How Bush Lost Florida But Won
In The Supreme Court And The Media
by jerry politex, www.bushwatch.com
Ever since Bush was selected by the Supreme Court by a vote of 5-4 to take over the U.S. presidency, the Dems have said that a fair and thorough recounting of the Florida vote would prove that Gore won. While the jury is still out on whether the reported Consortium recount, published late Sunday November 11, was fair and thorough, let's assume that it was. What does it tell us? It tells us that Gore won the Florida electoral vote, the U.S. Supreme Court took the presidency away from him, and the media is wrong in reporting otherwise. Here's how Bush lost Florida.
First, it is an established fact that Gore beat Bush in the national popular vote by over a half million votes. (*) Secondly, Consortium interpretations of the voting data conclude that thousands more people voted for Gore in Florida than Bush. The problem for Gore is that many more votes in his favor, such as the Palm Beach butterfly votes, were declared invalid than similar votes for Bush. Third, discounting such unretrievable invalid votes, Consortium interpretations, which allow only fully-punched ballot cards and correctly marked optical scaned ballots, conclude that Gore still beat Bush in a statewide recount in Florida by a thin margin of over 100 votes. Which brings us back to the Supreme Court decision.
In its Dec. 12 decision the Supreme Court indicated that its conclusions were based upon equal protection law, and decided that in order to have equal voter protection in Florida the entire state should be recounted. However, even though there were weeks left for such a recount prior to the formal reception of the states' electoral college votes in Congress, the court decided that there wasn't enough time for such a recount, so five of nine members of the court decided, along party lines, to select Bush as the winner in Florida.
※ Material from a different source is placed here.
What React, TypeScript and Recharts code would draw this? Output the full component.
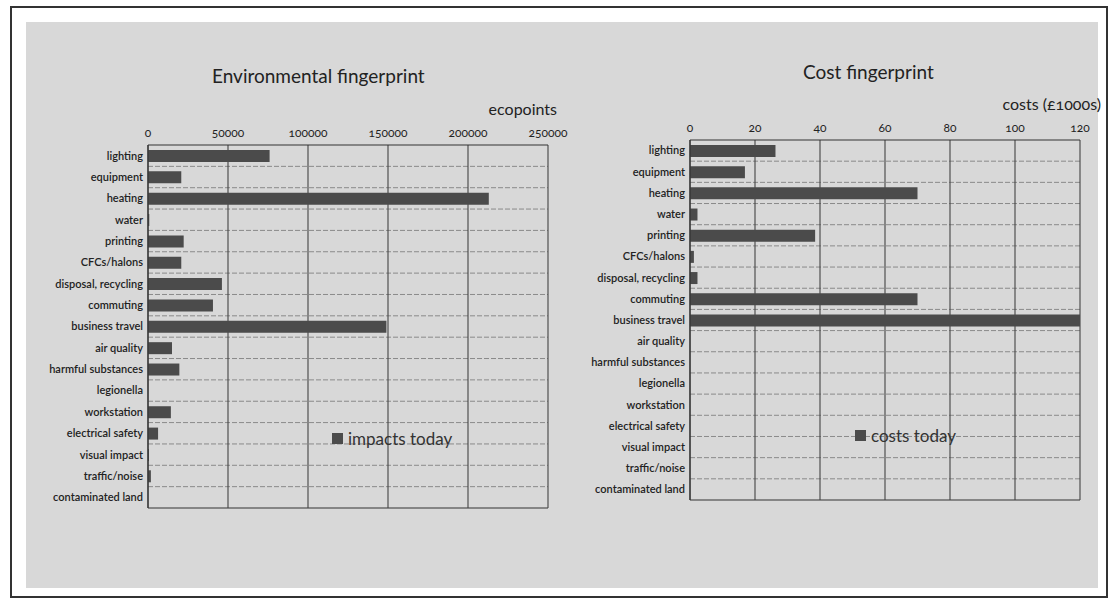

The Consortium data indicates that they were wrong to think that Bush had won the popular vote in Florida. At any rate, in its Dec. 12 decision the Court made clear that if it hadn't selected Bush, its fallback decision would have been to call for a statewide election, since it considered the case to be a matter of equal rights. It further indicated that not taking a position on the matter was not an option.
Strangely, not one media member of the Consortium has reached the conclusion that if the Supreme Court had not selected Bush, Gore would have won the election by a Florida recount. Instead, in every instance of Consortium reporting, the big headlines say the data shows Bush won with more "valid votes," that he won because of
the partial recount mandated by the Florida Supreme Court, or that he won because he would have had more votes than Gore under Gore's recount request. Buried in some of the stories are the six ways that Gore could have won. However, all of these suppositions are moot.
The unvarnished fact is that the U.S. Supreme Court had the final say on the election, not the Consortium voting data, and, left with the choice of giving the election back to the people of Florida through a statewide recount or selecting Bush, they selected Bush. That's what makes the New York Times headline for the Consortium story particularly egregious: "Study of Disputed Florida Ballots Finds Justices Did Not Cast The Deciding Vote." While the headline represents a badly needed attempt to restore credibility to the U.S. Supreme Court, it fails on the facts and it fails because the media cannot do what the Court, itself, has failed to do since its politicized decision in the case of Bush vs. Gore.